There are other libraries geared towards testing of stateful systems, like Hedgehog for Scala, and quickcheck-state-machine for Haskell. Those libraries emphasize a different approach of testing, ín which the state of the implementation is tested against the state of the model. This is more similar to white-box testing, that is, in testing in which the inner workings of the model are available to checks.
kotest-trace
takes another approach, emphasizing the action/response model. There are few reasons that makes this
approach interesting. Those reasons stem from the fact that you don't need a full model of the system in order to
test it, only a model of how actions are generated. Instead, the power lies on the temporal operators provided by the
library, which allow us to test "at a distance", relating different steps in the same trace.
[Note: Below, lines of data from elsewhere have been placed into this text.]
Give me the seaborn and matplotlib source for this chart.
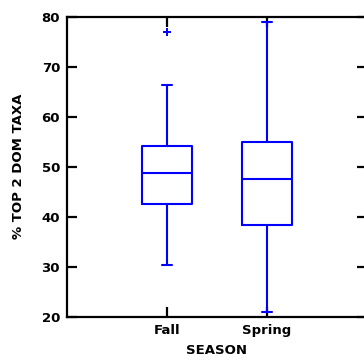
import matplotlib
matplotlib.use("Agg")
import matplotlib.pyplot as plt
import seaborn as sns
import pandas as pd

# Five-number summaries (whisker low, Q1, median, Q3, whisker high) per season
seasons = ["Fall", "Spring"]
fall_summary = [30.3, 42.5, 48.7, 54.2, 66.3]
spring_summary = [20.9, 38.3, 47.6, 55.0, 79.0]
# Points beyond the whiskers
outlier_season = ["Fall"]
outlier_value = [77.0]

yticks = [20, 30, 40, 50, 60, 70, 80]

df = pd.DataFrame({
    "SEASON": [seasons[0]] * len(fall_summary) + [seasons[1]] * len(spring_summary),
    "value": fall_summary + spring_summary,
})
out_df = pd.DataFrame({"SEASON": outlier_season, "value": outlier_value})

sns.set_style("white")
plt.rcParams["font.family"] = ["DejaVu Sans"]
plt.rcParams["text.color"] = "black"
plt.rcParams["axes.labelcolor"] = "black"
plt.rcParams["xtick.color"] = "black"
plt.rcParams["ytick.color"] = "black"

fig = plt.figure(figsize=(3.64, 3.62), dpi=100)
ax = fig.add_axes([0.184, 0.125, 0.824, 0.829])

blue = "#0000ff"
lw = 1.5
sns.boxplot(
    data=df, x="SEASON", y="value", order=seasons, ax=ax,
    width=0.5, whis=(0, 100), fill=False, color=blue, linewidth=lw,
    boxprops=dict(color=blue, linewidth=lw),
    whiskerprops=dict(color=blue, linewidth=lw),
    capprops=dict(color=blue, linewidth=lw),
    medianprops=dict(color=blue, linewidth=lw),
    showfliers=False,
)
# shorten the whisker caps
for line in ax.lines:
    xd = line.get_xdata()
    yd = line.get_ydata()
    if len(xd) == 2 and yd[0] == yd[1] and 0.01 < abs(xd[1] - xd[0]) < 0.4:
        c = (xd[0] + xd[1]) / 2
        line.set_xdata([c - 0.05, c + 0.05])

sns.stripplot(data=out_df, x="SEASON", y="value", order=seasons, ax=ax,
              marker="+", color=blue, size=6, linewidth=1.4, jitter=False)

fs = 9.5
ax.set_xlim(-1, 2)
ax.set_ylim(20, 80)
ax.set_yticks(yticks)
ax.set_yticklabels([str(t) for t in yticks], fontsize=fs, fontweight="bold")
ax.set_xticks([0, 1])
ax.set_xticklabels(seasons, fontsize=fs, fontweight="bold")
ax.set_xlabel("SEASON", fontsize=fs, fontweight="bold", labelpad=5, color="black")
ax.set_ylabel("% TOP 2 DOM TAXA", fontsize=fs, fontweight="bold", labelpad=12, color="black")

for s in ax.spines.values():
    s.set_visible(True)
    s.set_color("black")
    s.set_linewidth(1.6)

ax.tick_params(axis="both", direction="in", length=7, width=1.6, color="black",
               labelcolor="black", top=True, right=True, bottom=True, left=True, pad=5)

fig.savefig("out.png", dpi=100)
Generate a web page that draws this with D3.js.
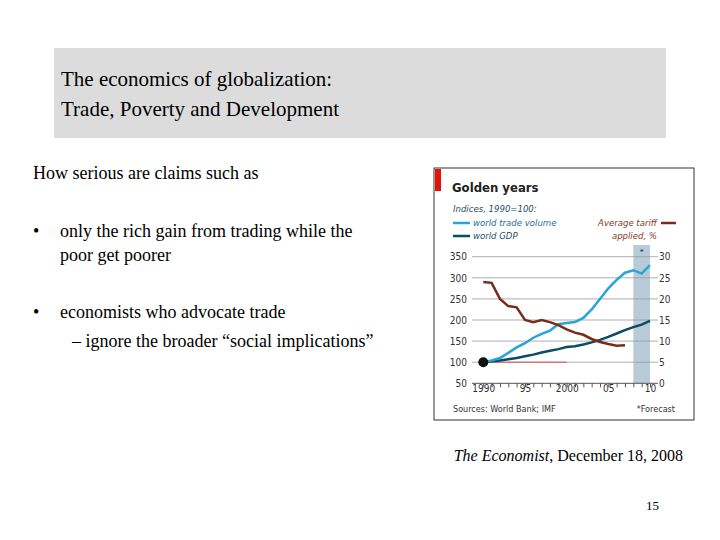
<!DOCTYPE html><html><head><meta charset="utf-8"><script src="https://cdn.jsdelivr.net/npm/d3@7"></script>
<style>body{margin:0;background:#fff}</style></head><body><svg id="s" width="720" height="540"></svg>
<script>
const years=d3.range(1990,2011);
const trade=[100,104,110,122,135,145,158,167,175,190,193,195,205,225,250,275,295,312,318,310,330];
const gdp=[100,102,104,107,110,114,118,123,127,131,136,138,142,147,153,160,168,176,183,189,198];
const tariffYears=d3.range(1990,2008);
const tariff=[24,23.8,20,18.3,18,15,14.5,15,14.5,13.8,12.8,12,11.5,10.5,9.8,9.3,8.9,9];
const leftTicks=[50,100,150,200,250,300,350];
const rightTicks=[0,5,10,15,20,25,30];
const xTickLabels=["1990","95","2000","05","10"];
const svg=d3.select("#s");
const serif="Liberation Serif, Times New Roman, serif";
svg.append("rect").attr("x",54).attr("y",48).attr("width",612).attr("height",90).attr("fill","#dcdcdc");
svg.append("text").attr("x",61).attr("y",86).attr("font-family",serif).attr("font-size",21).text("The economics of globalization:");
svg.append("text").attr("x",61).attr("y",116).attr("font-family",serif).attr("font-size",21).text("Trade, Poverty and Development");
const t=(x,y,s,o={})=>svg.append("text").attr("x",x).attr("y",y).attr("font-family",serif).attr("font-size",o.fs||18).attr("font-style",o.fi||null).attr("text-anchor",o.a||"start").text(s);
t(33,179,"How serious are claims such as");
t(33,237,"•");t(60,237,"only the rich gain from trading while the");t(60,261,"poor get poorer");
t(33,318,"•");t(60,318,"economists who advocate trade");t(72,347,"– ignore the broader “social implications”");
const src=svg.append("text").attr("x",683).attr("y",461).attr("font-family",serif).attr("font-size",16).attr("text-anchor","end");
src.append("tspan").attr("font-style","italic").text("The Economist");src.append("tspan").text(", December 18, 2008");
t(659,510,"15",{fs:13,a:"end"});
// chart
const sans="DejaVu Sans Condensed, Liberation Sans Narrow, sans-serif";
svg.append("rect").attr("x",434).attr("y",168).attr("width",260).attr("height",252).attr("fill","#fff").attr("stroke","#333").attr("stroke-width",1);
svg.append("rect").attr("x",435).attr("y",169).attr("width",6).attr("height",22).attr("fill","#e3120b");
svg.append("text").attr("x",452).attr("y",192).attr("font-family",sans).attr("font-weight","bold").attr("font-size",13).attr("fill","#222").text("Golden years");
const x=d3.scaleLinear().domain([1990,2010]).range([483.3,650]);
const y=d3.scaleLinear().domain([50,350]).range([383.3,256.7]);
const yr=d3.scaleLinear().domain([0,30]).range([383.3,256.7]);
svg.append("rect").attr("x",x(2008)).attr("y",245).attr("width",x(2010)-x(2008)).attr("height",383.3-245).attr("fill","#b7cbd9");
svg.append("text").attr("x",x(2009)).attr("y",255).attr("text-anchor","middle").attr("font-size",9).attr("fill","#333").text("*");
leftTicks.forEach(v=>svg.append("line").attr("x1",472).attr("x2",658).attr("y1",y(v)).attr("y2",y(v)).attr("stroke",v===50?"#555":"#9a9a9a").attr("stroke-width",v===50?1:0.8));
const gl=svg.append("g").attr("transform","translate(470,0)").call(d3.axisLeft(y).tickValues(leftTicks).tickSize(0));
const gr=svg.append("g").attr("transform","translate(660,0)").call(d3.axisRight(yr).tickValues(rightTicks).tickSize(0));
const gx=svg.append("g").attr("transform","translate(0,383.3)").call(d3.axisBottom(x).tickValues(d3.range(1990,2011)).tickSize(4).tickFormat(d=>d%5===0?xTickLabels[(d-1990)/5]:""));
[gl,gr,gx].forEach(g=>{g.select(".domain").remove();g.selectAll("text").attr("font-family",sans).attr("font-size",10).attr("fill","#333");});
gl.selectAll("text").attr("text-anchor","end");gr.selectAll("text").attr("dx",-4);
gx.selectAll("line").attr("stroke","#555");gx.selectAll("text").attr("dy",2);
svg.append("line").attr("x1",x(1990)).attr("x2",x(2000)).attr("y1",y(100)).attr("y2",y(100)).attr("stroke","#d33").attr("stroke-width",0.8);
const ln=d3.line().x((d,i)=>x(years[i])).y(d=>y(d));
svg.append("path").attr("d",ln(gdp)).attr("fill","none").attr("stroke","#0b4b63").attr("stroke-width",2.5);
svg.append("path").attr("d",ln(trade)).attr("fill","none").attr("stroke","#27a5d6").attr("stroke-width",2.5);
svg.append("path").attr("d",d3.line().x((d,i)=>x(tariffYears[i])).y(d=>yr(d))(tariff)).attr("fill","none").attr("stroke","#7a2c1a").attr("stroke-width",2.5);
svg.append("circle").attr("cx",x(1990)).attr("cy",y(100)).attr("r",5).attr("fill","#111");
const it=(xx,yy,s,c,a)=>svg.append("text").attr("x",xx).attr("y",yy).attr("font-family",sans).attr("font-style","italic").attr("font-size",9.5).attr("fill",c).attr("text-anchor",a||"start").text(s);
it(453,212,"Indices, 1990=100:","#1e4f6a");
svg.append("line").attr("x1",453).attr("x2",470).attr("y1",223).attr("y2",223).attr("stroke","#27a5d6").attr("stroke-width",2.5);
it(473,226,"world trade volume","#1e6f95");
svg.append("line").attr("x1",453).attr("x2",470).attr("y1",236).attr("y2",236).attr("stroke","#0b4b63").attr("stroke-width",2.5);
it(473,239,"world GDP","#1e4f6a");
it(657,226,"Average tariff","#8a3a22","end");it(657,239,"applied, %","#8a3a22","end");
svg.append("line").attr("x1",661).attr("x2",676).attr("y1",223).attr("y2",223).attr("stroke","#7a2c1a").attr("stroke-width",2.5);
svg.append("text").attr("x",453).attr("y",412).attr("font-family",sans).attr("font-size",9).attr("fill","#333").text("Sources: World Bank; IMF");
svg.append("text").attr("x",675).attr("y",412).attr("font-family",sans).attr("font-size",9).attr("fill","#333").attr("text-anchor","end").text("*Forecast");
</script></body></html>
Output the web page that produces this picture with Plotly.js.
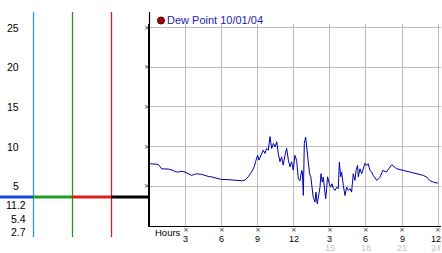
<!DOCTYPE html>
<html><head><meta charset="utf-8">
<script src="https://cdn.plot.ly/plotly-3.0.1.min.js"></script>
<style>html,body{margin:0;padding:0;background:#fff;}#chart{width:442px;height:253px;}</style>
</head><body><div id="chart"></div>
<script>
// ---- data ----
const seriesName = 'Dew Point 10/01/04';
const hours = [0,0.4,0.69,0.97,1.3,1.53,1.94,2.1,2.36,2.6,2.92,3.2,3.47,3.7,3.89,4.3,4.6,4.86,5.1,5.42,5.7,5.97,6.4,6.8,7.1,7.36,7.6,7.92,
  8.19,8.47,8.69,8.8,8.97,9.08,9.3,9.44,9.58,9.72,9.86,10.0,10.14,10.28,10.42,10.56,10.69,10.83,10.97,11.1,11.25,11.39,11.53,11.67,11.8,11.94,
  12.08,12.22,12.36,12.5,12.64,12.7,12.78,12.86,12.97,13.1,13.2,13.3,13.4,13.47,13.6,13.75,13.83,13.94,14.03,14.17,14.25,14.36,14.44,14.53,14.64,14.72,14.8,14.94,
  15.05,15.17,15.28,15.42,15.56,15.69,15.78,15.89,15.97,16.11,16.25,16.39,16.53,16.67,16.8,16.94,17.08,17.17,17.3,17.36,17.5,17.64,17.78,17.92,
  18.06,18.19,18.33,18.47,18.6,18.9,19.17,19.4,19.7,20.14,20.56,21.1,21.67,22.2,22.78,23.06,23.3,23.6,24.0];
const dewPoint = [7.84,7.8,7.76,7.2,7.2,7.17,7.0,6.85,6.79,6.9,6.79,6.6,6.37,6.5,6.58,6.5,6.35,6.24,6.2,6.08,6.0,5.86,5.85,5.82,5.8,5.74,5.7,5.78,
  6.2,6.83,7.46,8.1,8.93,8.3,9.14,9.56,9.14,9.77,9.56,11.25,9.77,10.4,9.98,10.6,9.14,8.1,8.7,7.67,8.93,9.77,8.3,7.46,8.1,7.04,
  8.9,8.26,5.95,5.7,7.0,6.8,3.85,10.4,11.2,9.1,7.84,6.58,6.2,5.32,3.64,3.0,4.26,2.8,3.85,4.9,6.58,5.53,6.15,5.11,3.43,4.7,6.2,5.32,
  4.9,5.32,4.7,4.48,4.9,4.7,8.05,6.2,6.8,5.11,3.85,4.9,4.48,4.7,4.27,6.58,5.74,7.0,7.63,6.2,7.2,6.58,7.4,7.92,
  7.63,7.84,7.0,6.8,6.37,5.74,6.15,7.0,6.79,7.72,7.21,7.0,6.79,6.58,6.37,6.15,5.74,5.53,5.4];
const xTickVals = [3,6,9,12,15,18,21,24];
const xTickText = ['3','6','9','12','3','6','9','12'];
const xTick2Vals = [15,18,21,24];
const xTick2Text = ['15','18','21','24'];
const yTickVals = [5,10,15,20,25];
const yTickText = ['5','10','15','20','25'];
const sideLabels = ['11.2','5.4','2.7'];
const xAxisLabel = 'Hours';

// ---- layout helpers (pixel -> paper) ----
const W = 442, H = 253, T = 24, B = 27;
const PH = H - T - B;
const px = x => x / W;
const py = y => (H - B - y) / PH;
const font = 'Liberation Sans, Arial, sans-serif';

const traces = [
  {x: hours, y: dewPoint, type: 'scatter', mode: 'lines', name: seriesName,
   line: {color: '#0000a8', width: 1}, hoverinfo: 'skip', showlegend: false}
];

const annotations = [];
// small x-shaped tick glyphs
xTickVals.forEach(v => annotations.push({xref: 'x', yref: 'paper', x: v, y: py(230), text: '×',
  showarrow: false, xanchor: 'center', yanchor: 'middle', font: {family: 'DejaVu Sans', size: 7, color: '#333'}}));
yTickVals.forEach(v => annotations.push({xref: 'paper', yref: 'y', x: px(147), y: v, text: '×',
  showarrow: false, xanchor: 'center', yanchor: 'middle', font: {family: 'DejaVu Sans', size: 7, color: '#333'}}));
xTickVals.forEach((v, i) => annotations.push({xref: 'x', yref: 'paper', x: v, y: py(238.5), text: xTickText[i],
  showarrow: false, xanchor: 'center', yanchor: 'middle', xshift: (v === 24 ? -2 : 0),
  font: {family: font, size: 9, color: '#000'}}));
xTick2Vals.forEach((v, i) => annotations.push({xref: 'x', yref: 'paper', x: v, y: py(247.5), text: xTick2Text[i],
  showarrow: false, xanchor: 'center', yanchor: 'middle', xshift: (v === 24 ? -2 : 0),
  font: {family: font, size: 9, color: '#c4c4c4'}}));
annotations.push({xref: 'paper', yref: 'paper', x: px(153), y: py(232), text: xAxisLabel, showarrow: false,
  xanchor: 'left', yanchor: 'middle', font: {family: font, size: 9.5, color: '#000'}});
yTickVals.forEach((v, i) => annotations.push({xref: 'paper', yref: 'y', x: px(21), y: v, text: yTickText[i],
  showarrow: false, xanchor: 'right', yanchor: 'middle', font: {family: font, size: 10.5, color: '#000'}}));
const sideY = [205, 219, 232];
sideLabels.forEach((t, i) => annotations.push({xref: 'paper', yref: 'paper', x: px(28), y: py(sideY[i]), text: t,
  showarrow: false, xanchor: 'right', yanchor: 'middle', font: {family: font, size: 10.5, color: '#000'}}));
annotations.push({xref: 'paper', yref: 'paper', x: px(165), y: py(20), text: seriesName, showarrow: false,
  xanchor: 'left', yanchor: 'middle', font: {family: font, size: 11, color: '#1c1cb0'}});

const shapes = [
  // legend dot
  {type: 'circle', xref: 'paper', yref: 'paper', x0: px(157.5), x1: px(164.5), y0: py(24), y1: py(17),
   fillcolor: '#a00000', line: {color: '#400000', width: 1}},
  // left panel verticals
  {type: 'line', xref: 'paper', yref: 'paper', x0: px(33.5), x1: px(33.5), y0: py(12), y1: py(237), line: {color: '#2c9ad8', width: 1.3}},
  {type: 'line', xref: 'paper', yref: 'paper', x0: px(72.5), x1: px(72.5), y0: py(12), y1: py(237), line: {color: '#1f9a1f', width: 1.3}},
  {type: 'line', xref: 'paper', yref: 'paper', x0: px(111.5), x1: px(111.5), y0: py(12), y1: py(237), line: {color: '#d82020', width: 1.3}},
  // left panel horizontal bar
  {type: 'line', xref: 'paper', yref: 'paper', x0: px(0), x1: px(33), y0: py(197), y1: py(197), line: {color: '#1848e0', width: 3}},
  {type: 'line', xref: 'paper', yref: 'paper', x0: px(33), x1: px(72), y0: py(197), y1: py(197), line: {color: '#20a020', width: 3}},
  {type: 'line', xref: 'paper', yref: 'paper', x0: px(72), x1: px(111), y0: py(197), y1: py(197), line: {color: '#e02020', width: 3}},
  {type: 'line', xref: 'paper', yref: 'paper', x0: px(111), x1: px(150), y0: py(197), y1: py(197), line: {color: '#000', width: 3}},
  // axis line extension above the grid
  {type: 'line', xref: 'paper', yref: 'paper', x0: px(149.5), x1: px(149.5), y0: py(12), y1: py(24), line: {color: '#000', width: 1.2}}
];

const layout = {
  width: W, height: H, margin: {l: 0, r: 0, t: T, b: B},
  paper_bgcolor: '#fff', plot_bgcolor: '#fff', showlegend: false,
  xaxis: {domain: [px(149.5), px(441)], range: [-0.04, 24.25], showgrid: true, gridcolor: '#bdbdbd', gridwidth: 1,
          tickvals: xTickVals, showticklabels: false, ticks: '', zeroline: false,
          showline: true, linecolor: '#000', linewidth: 1.2, fixedrange: true},
  yaxis: {range: [0, PH / 7.94], showgrid: true, gridcolor: '#bdbdbd', gridwidth: 1, tickvals: yTickVals,
          showticklabels: false, ticks: '', zeroline: false, showline: true, linecolor: '#000', linewidth: 1.2, fixedrange: true},
  annotations: annotations, shapes: shapes
};
Plotly.newPlot('chart', traces, layout, {staticPlot: true, displayModeBar: false});
</script></body></html>
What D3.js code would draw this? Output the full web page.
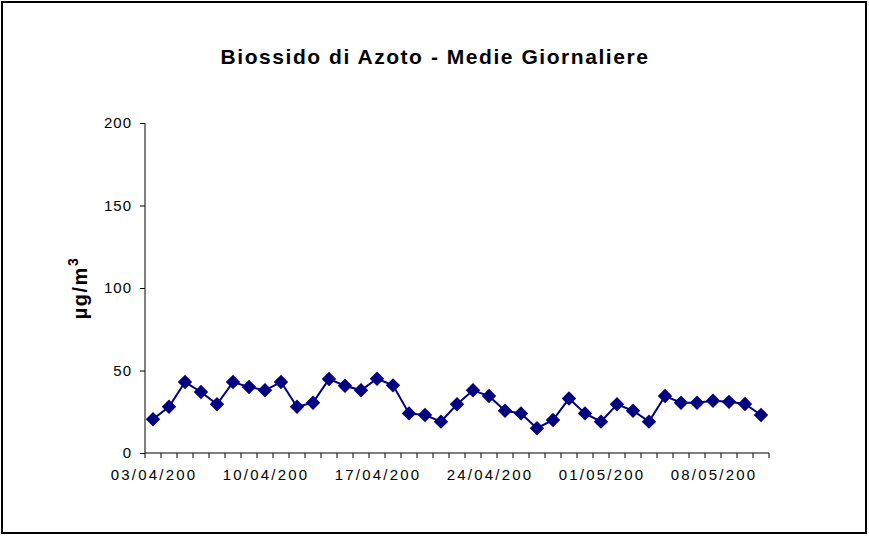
<!DOCTYPE html>
<html><head><meta charset="utf-8">
<script src="https://cdn.jsdelivr.net/npm/d3@7"></script>
<style>
body{margin:0;background:#fff;}
svg{display:block;font-family:Arial,"Liberation Sans",sans-serif;}
</style></head>
<body><svg id="c" width="869" height="536"></svg>
<script>
const dates = ["03/04/2000","04/04/2000","05/04/2000","06/04/2000","07/04/2000","08/04/2000","09/04/2000",
"10/04/2000","11/04/2000","12/04/2000","13/04/2000","14/04/2000","15/04/2000","16/04/2000",
"17/04/2000","18/04/2000","19/04/2000","20/04/2000","21/04/2000","22/04/2000","23/04/2000",
"24/04/2000","25/04/2000","26/04/2000","27/04/2000","28/04/2000","29/04/2000","30/04/2000",
"01/05/2000","02/05/2000","03/05/2000","04/05/2000","05/05/2000","06/05/2000","07/05/2000",
"08/05/2000","09/05/2000","10/05/2000","11/05/2000"];
const no2 = [20.5,28,43,37,29.5,43,40,38,43,28,30.5,44.8,40.8,38,45,41,
24,23,19,29.5,38,34.5,25.6,24,15,20,33,24,19,29.5,25.6,19,34.5,30.5,30.5,31.7,31,29.7,23];
const yTicks = [0,50,100,150,200];
const labelDates = ["03/04/2000","10/04/2000","17/04/2000","24/04/2000","01/05/2000","08/05/2000"];

const svg = d3.select("#c");
svg.append("rect").attr("x",2).attr("y",2).attr("width",864).attr("height",531)
  .attr("fill","#fff").attr("stroke","#000").attr("stroke-width",2);

const L=145, R=769, T=123, B=453;
const x = d3.scaleBand().domain(dates).range([L,R]);
const y = d3.scaleLinear().domain([0,200]).range([B,T]);

svg.append("text").attr("x",435).attr("y",64).attr("text-anchor","middle")
  .attr("font-size",21).attr("font-weight","bold").attr("letter-spacing",1.55)
  .text("Biossido di Azoto - Medie Giornaliere");

// y axis
const ya = svg.append("g").attr("transform",`translate(${L},0)`)
  .call(d3.axisLeft(y).tickValues(yTicks).tickSize(5).tickPadding(8));
ya.select(".domain").attr("stroke","#000").attr("d",`M0,${T}V${B}`);
ya.selectAll("line").attr("stroke","#000");
ya.selectAll("text").attr("font-size",15).attr("letter-spacing",1).attr("font-family","Arial,'Liberation Sans',sans-serif").attr("fill","#000");

// x axis
const xa = svg.append("g").attr("transform",`translate(0,${B})`);
xa.append("line").attr("x1",L).attr("x2",R).attr("y1",0).attr("y2",0).attr("stroke","#000");
const edges = dates.map(d=>x(d)).concat([R]);
xa.selectAll("line.t").data(edges).join("line").attr("class","t")
  .attr("x1",d=>d).attr("x2",d=>d).attr("y1",0).attr("y2",5).attr("stroke","#000");
xa.selectAll("text").data(labelDates).join("text")
  .attr("x",d=>x(d)+x.bandwidth()/2+1).attr("y",27).attr("text-anchor","middle")
  .attr("font-size",15).attr("letter-spacing",2.2).attr("fill","#000").text(d=>d.slice(0,9));

// y label
svg.append("text").attr("transform","translate(87,288) rotate(-90)").attr("text-anchor","middle")
  .attr("font-size",20).attr("font-weight","bold").attr("letter-spacing",1.5)
  .html('µg/m<tspan dy="-9" font-size="14">3</tspan>');

const cx = d=>x(d)+x.bandwidth()/2;
const line = d3.line().x((v,i)=>cx(dates[i])).y(v=>y(v));
svg.append("path").attr("d",line(no2)).attr("fill","none").attr("stroke","#000080").attr("stroke-width",2);
svg.selectAll("path.m").data(no2).join("path").attr("class","m")
  .attr("d",d3.symbol(d3.symbolSquare,104)())
  .attr("transform",(v,i)=>`translate(${cx(dates[i])},${y(v)}) rotate(45)`)
  .attr("fill","#000080");
</script></body></html>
One of the most difficult things to practice when learning about property-based testing is to not simply replicate the desired implementation, but instead define properties which give enough room to different implementations, given that they satisfy whatever is needed for the rest of the system to behave correctly. This problem is more pressing if you use white-box testing, because you want to test step-by-step that the inners of the implementation correspond to the inner of the model. You're thus prone to overfit against the model.
The last reason to use black-box testing is that modelling some systems would require a huge investment, yet specifying properties about traces of inputs is relatively easy. Think of an HTTP server, or a set of microservices.
Kotest already ships with some temporal operators, like eventually
or continually
. Those operators are related to the ones in
kotest-trace
, but apply to a completely different realm. Kotest built-in one talk about actual time, so you can
express things like "if we increment the counter, any read after 50 ms should return a greater number". This is
useful when testing the concurrent properties of a piece of code.
In kotest-trace
the temporal operators refer to logical time; each action counts as one further step, there's no
relation to a certain step taking more or less time. As such, the usage is different, because it talks about the
logical behavior of the code, not about its concurrency characteristics.
The use of temporal logic to describe program properties has a long history. Some interesting pointers are:
- Quickstrom's Specification Language. Quickstrom is a tool for testing how a web application behaves when some events like clicking occur. It uses temporal logic to express the desired outcome.
- Formal Software Design with Alloy 6. Alloy is a tool for formal modeling and exploration of systems. In Alloy you use temporal logic in both describing the system and specifying properties which should be verified.